44. A fundamentação da decisão acima transcrita, que, sem reservas, se subscreve. é identicamente aplicável ao presente pedido de pronúncia arbitral, pelo que, igualmente, deve ser declarada procedente a excepção invocada pela requerida (AT), absolvendo-se esta da instância, por incompetência do tribunal arbitral para apreciação da legalidade das primeiras prestações de pagamento de imposto do Selo relativo a 2014 e ao prédio supra identificado.
45. Reconhecida a invocada excepção de incompetência do tribunal arbitral, fica, assim, prejudicado o conhecimento das demais questões suscitadas no pedido.
IV. Decisão
Nestes termos, e com os fundamentos expostos, o tribunal arbitral decide:
a) Julgar procedente a excepção de incompetência absoluta do tribunal arbitral e, em consequência, absolver a requerida (AT) da instância;
b) Condenar a requerente nas custas do processo.
Valor do processo: € 5 567,33
Custas: Ao abrigo do art. 22.º, n.º 4, do RJAT, e nos termos da Tabela I anexa ao Regulamento de Custas nos Processos de Arbitragem Tributária, fixo o montante das custas em € 612,00 , a cargo da requerente.

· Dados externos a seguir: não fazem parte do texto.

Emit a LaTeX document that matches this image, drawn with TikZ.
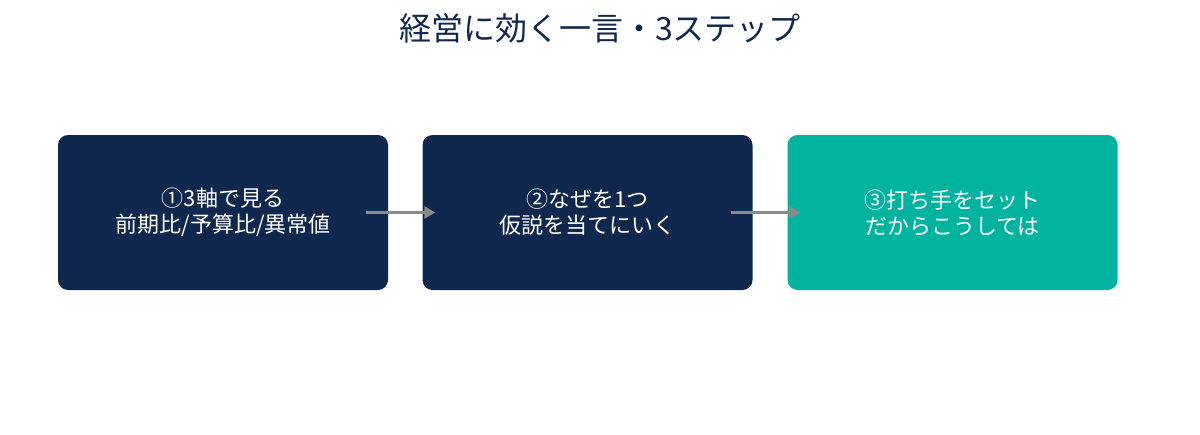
\documentclass[tikz,border=0pt]{standalone}
\usepackage{fontspec}
\setmainfont{Noto Sans CJK JP}
\usetikzlibrary{arrows.meta,calc}
\definecolor{navy}{HTML}{11284E}
\definecolor{teal}{HTML}{00B39F}
\definecolor{arrowgray}{HTML}{8A8A8A}
\begin{document}
\begin{tikzpicture}[x=1pt,y=-1pt,
  stepbox/.style={rectangle,rounded corners=10pt,minimum width=330pt,minimum height=155pt,
    text=white,align=center,font=\fontsize{22}{26}\selectfont,inner sep=0pt},
  flow/.style={draw=arrowgray,line width=3pt,-{Triangle[length=11pt,width=12pt]}}]
\fill[white] (0,0) rectangle (1200,434);
\node[text=navy,font=\fontsize{32}{38}\selectfont] (title) at (600,28) {経営に効く一言・3ステップ};
\node[stepbox,fill=navy] (b1) at (223,212.5) {①3軸で見る\\前期比/予算比/異常値};
\node[stepbox,fill=navy] (b2) at (587.5,212.5) {②なぜを1つ\\仮説を当てにいく};
\node[stepbox,fill=teal] (b3) at (952.5,212.5) {③打ち手をセット\\だからこうしては};
\draw[flow] ($(b1.east)+(-22,0)$) -- ($(b2.west)+(13,0)$);
\draw[flow] ($(b2.east)+(-22,0)$) -- ($(b3.west)+(13,0)$);
\end{tikzpicture}
\end{document}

Lisboa, 15 de Dezembro de 2015,
O árbitro, Álvaro Caneira.
[i] A título meramente indicativo e referindo apenas as mais recentes decisões arbitrais, podem ver-se, neste sentido, as proferidas nos seguintes processos: 749/2014-T, 752/2014-T, 754/2014-T, 808/2014-T, 812/2014-T, 818/2014-T, 822/2014-T, 824/2014-T, 849/2014-T, 41/2015-T, 65/2015-T, 70/2015-T, 73/2015-T, 110/2015-T, 174/2015-T, 236/2015-T , 449/2015-T , 461/2015-T e 463/2015-T.
[ii] Vd. Procs. n.º120/2012-T, 408/2014-T, 797/2014-T, 37/2015-T, 90/2015-T. 137/2015-T e 140/2015-T, entre outros.